The previous paper concluded that the Aethiopis influenced the poet who composed the Iliad. This paper aims to reexamine the relationship between the Aethiopis and the Iliad, and the reexamination will center on several issues that the previous paper did not address. 1. This paper will make a comparative analysis mainly of Od. 24.36–92 (the second Nekyia) and the funeral of Achilleus depicted in the Aethiopis. It will then consider whether the poet of the Odyssey knew the Aethiopis. Next, this paper will look at the strange burial method mentioned in Od. 24.76–9 (the urn containing the ashes of Achilleus and Patroklos is buried apart from the ashes of Antilochos). It will then argue that the friendship between Antilochos and Achilleus (the Aethiopis ) is more traditional than the friendship between Patroklos and Achilleus (the Iliad ), and, as a result, that the former most likely precedes the latter. In addition, the relationship between the White Island (the island of Leuke) and the Milesian colonization of the Black Sea, and the hero cult of Achilleus will be examined. 2. A counterargument to the accepted view—the episode in Pind.

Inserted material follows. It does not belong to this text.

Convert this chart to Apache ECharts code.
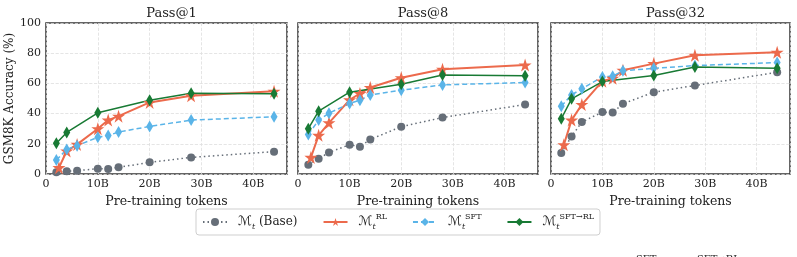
<!DOCTYPE html>
<html>
<head>
<meta charset="utf-8">
<script src="https://cdn.jsdelivr.net/npm/echarts@6/dist/echarts.min.js"></script>
<style>
  html, body { margin: 0; padding: 0; background: #fff; }
  #chart { width: 797px; height: 257px; }
</style>
</head>
<body>
<div id="chart"></div>
<script>
// pre-training tokens (billions)
const tokens = [2, 4, 6, 10, 12, 14, 20, 28, 44];
const tokensRL = [2.5, 4, 6, 10, 12, 14, 20, 28, 44];
const tokensSftRl = [2, 4, 10, 20, 28, 44];

const panelTitles = ['Pass@1', 'Pass@8', 'Pass@32'];
const seriesNames = ['Base', 'RL', 'SFT', 'SFT→RL'];
const xTickLabels = { 0: '0', 10: '10B', 20: '20B', 30: '30B', 40: '40B' };

// GSM8K accuracy (%)
const baseAcc = [
  [1.1, 1.8, 2.2, 3.5, 3.3, 4.4, 7.7, 11.0, 14.8],
  [6.2, 10.1, 14.3, 19.4, 18.1, 22.9, 31.3, 37.4, 46.0],
  [13.9, 24.9, 34.4, 41.0, 40.7, 46.5, 54.2, 58.6, 67.4]
];
const rlAcc = [
  [4.2, 15.2, 19.6, 30.0, 35.7, 38.3, 47.4, 51.8, 54.8],
  [11.0, 25.6, 33.9, 49.1, 53.3, 57.3, 63.7, 69.4, 72.2],
  [19.4, 35.7, 46.0, 61.5, 63.4, 68.7, 73.1, 78.6, 80.6]
];
const sftAcc = [
  [9.2, 16.3, 18.7, 24.4, 25.5, 27.8, 31.5, 35.7, 37.9],
  [26.2, 35.7, 40.3, 46.7, 48.9, 52.4, 55.5, 59.0, 60.6],
  [44.9, 52.4, 56.4, 64.3, 64.8, 68.3, 70.0, 71.8, 73.8]
];
const sftRlAcc = [
  [20.3, 27.5, 40.5, 48.9, 53.5, 53.1],
  [30.0, 41.6, 54.2, 59.5, 65.6, 65.0],
  [36.6, 49.8, 61.2, 65.2, 70.9, 70.0]
];

const font = 'DejaVu Serif';
const colors = { Base: '#666e78', RL: '#ec6a4c', SFT: '#5ab4e8', 'SFT→RL': '#187a34' };

const pair = (xs, ys) => xs.map((x, i) => [x, ys[i]]);

const grids = [
  { left: 46, top: 23, width: 241, height: 151 },
  { left: 298, top: 23, width: 240, height: 151 },
  { left: 551, top: 23, width: 239, height: 151 }
];

const option = {
  animation: false,
  backgroundColor: '#fff',
  textStyle: { fontFamily: font },
  title: panelTitles.map((t, i) => ({
    text: t,
    left: grids[i].left + grids[i].width / 2,
    top: 2,
    textAlign: 'center',
    textStyle: { fontFamily: font, fontSize: 13, fontWeight: 'normal', color: '#222' }
  })),
  grid: grids.map(g => Object.assign({
    show: true, borderColor: '#333', borderWidth: 1.5, backgroundColor: '#fff'
  }, g)),
  xAxis: grids.map((g, i) => ({
    type: 'value',
    gridIndex: i,
    min: 0,
    max: 46.5,
    interval: 10,
    name: 'Pre-training tokens',
    nameLocation: 'middle',
    nameGap: 19,
    nameTextStyle: { fontFamily: font, fontSize: 12.5, color: '#222' },
    axisLine: { show: false },
    axisTick: { show: false },
    axisLabel: {
      fontFamily: font, fontSize: 11, color: '#222', margin: 5,
      showMaxLabel: false,
      formatter: v => xTickLabels[v] !== undefined ? xTickLabels[v] : ''
    },
    splitLine: { lineStyle: { color: '#dedede', type: 'dashed', width: 0.8 } }
  })),
  yAxis: grids.map((g, i) => ({
    type: 'value',
    gridIndex: i,
    min: 0,
    max: 100,
    interval: 20,
    name: i === 0 ? 'GSM8K Accuracy (%)' : '',
    nameLocation: 'middle',
    nameGap: 28,
    nameTextStyle: { fontFamily: font, fontSize: 12, color: '#222' },
    axisLine: { show: false },
    axisTick: { show: false },
    axisLabel: { show: i === 0, fontFamily: font, fontSize: 11, color: '#222', margin: 5 },
    splitLine: { lineStyle: { color: '#dedede', type: 'dashed', width: 0.8 } }
  })),
  legend: {
    data: seriesNames,
    left: 196,
    top: 209,
    padding: [4, 6, 4, 6],
    itemGap: 25,
    itemWidth: 24,
    itemHeight: 10,
    borderColor: '#cfcfcf',
    borderWidth: 1,
    borderRadius: 3,
    formatter: function (name) {
      if (name === 'Base') return '{m|ℳ}{t|t} (Base)';
      return '{m|ℳ}{t|t}{s|' + name + '}';
    },
    textStyle: {
      fontFamily: font, fontSize: 12, color: '#222',
      padding: [0, 0, 0, 6],
      rich: {
        m: { fontFamily: 'DejaVu Sans', fontSize: 13, fontStyle: 'italic', color: '#222', height: 18, verticalAlign: 'middle' },
        t: { fontFamily: font, fontSize: 8, fontStyle: 'italic', color: '#222', verticalAlign: 'bottom', padding: [6, 0, 0, 0] },
        s: { fontFamily: font, fontSize: 8, color: '#222', verticalAlign: 'top', padding: [0, 0, 6, 0] }
      }
    }
  },
  graphic: [
    { type: 'text', left: 636, top: 254, style: { text: 'SFT', font: '10px "DejaVu Serif"', fill: '#222' } },
    { type: 'text', left: 697, top: 254, style: { text: 'SFT→RL', font: '10px "DejaVu Serif"', fill: '#222' } }
  ],
  series: []
};

for (let i = 0; i < 3; i++) {
  option.series.push(
    {
      name: 'Base', type: 'line', xAxisIndex: i, yAxisIndex: i,
      data: pair(tokens, baseAcc[i]),
      symbol: 'circle', symbolSize: 8,
      itemStyle: { color: colors.Base },
      lineStyle: { color: colors.Base, width: 1.5, type: [1.5, 3] }
    },
    {
      name: 'RL', type: 'line', xAxisIndex: i, yAxisIndex: i,
      data: pair(tokensRL, rlAcc[i]),
      symbol: 'path://M50,0 L61.8,35.4 L100,35.4 L69.1,57.3 L80.9,92.7 L50,70.8 L19.1,92.7 L30.9,57.3 L0,35.4 L38.2,35.4 Z',
      symbolSize: 13,
      itemStyle: { color: colors.RL },
      lineStyle: { color: colors.RL, width: 2 }
    },
    {
      name: 'SFT', type: 'line', xAxisIndex: i, yAxisIndex: i,
      data: pair(tokens, sftAcc[i]),
      symbol: 'diamond', symbolSize: [7, 12],
      itemStyle: { color: colors.SFT },
      lineStyle: { color: colors.SFT, width: 1.5, type: [5, 3] }
    },
    {
      name: 'SFT→RL', type: 'line', xAxisIndex: i, yAxisIndex: i,
      data: pair(tokensSftRl, sftRlAcc[i]),
      symbol: 'diamond', symbolSize: [7, 12],
      itemStyle: { color: colors['SFT→RL'] },
      lineStyle: { color: colors['SFT→RL'], width: 1.5 }
    }
  );
}

const chart = echarts.init(document.getElementById('chart'), null, { renderer: 'canvas' });
chart.setOption(option);
</script>
</body>
</html>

Pyth. 6.28–42 (Antilochos was killed by Memnon when he attempted to save Nestor, his father) derives from the Aethiopis—will be reexamined in this paper through an analysis of the texts of Pind. Pyth. 6.28–42 and Il. 8.80–117. In addition, this paper will examine the arguments that deny the “vengeance theory” (the foundation of neoanalysis), which asserts that Achilleus killed Memnon out of a strong desire for revenge after his best friend Antilochos was killed. 3. This paper will touch upon the widely accepted view that Aeth. fr.1 Bernabé, the variant reading of the last line (24.804) of the Iliad, is not the opening passage of the Aethiopis. It will then point out that one need not necessarily consider the Aethiopis a later poem. Finally, this paper will present the following as its conclusion. The Aethiopis was a poem whose relatively fixed text (not verbatim) allowed the borrowing of motifs or stories. However, it was not written down. Additionally, while the poet of the Iliad composed many poems including those about, but not limited to, the myth of the Trojan War, he inherited his predecessors’ poems and added them to his repertoires; the Aethiopis was one of the works that he performed. The poet may have used the Aethiopis to compose an independent or separate narrative, the funeral games of Patroklos.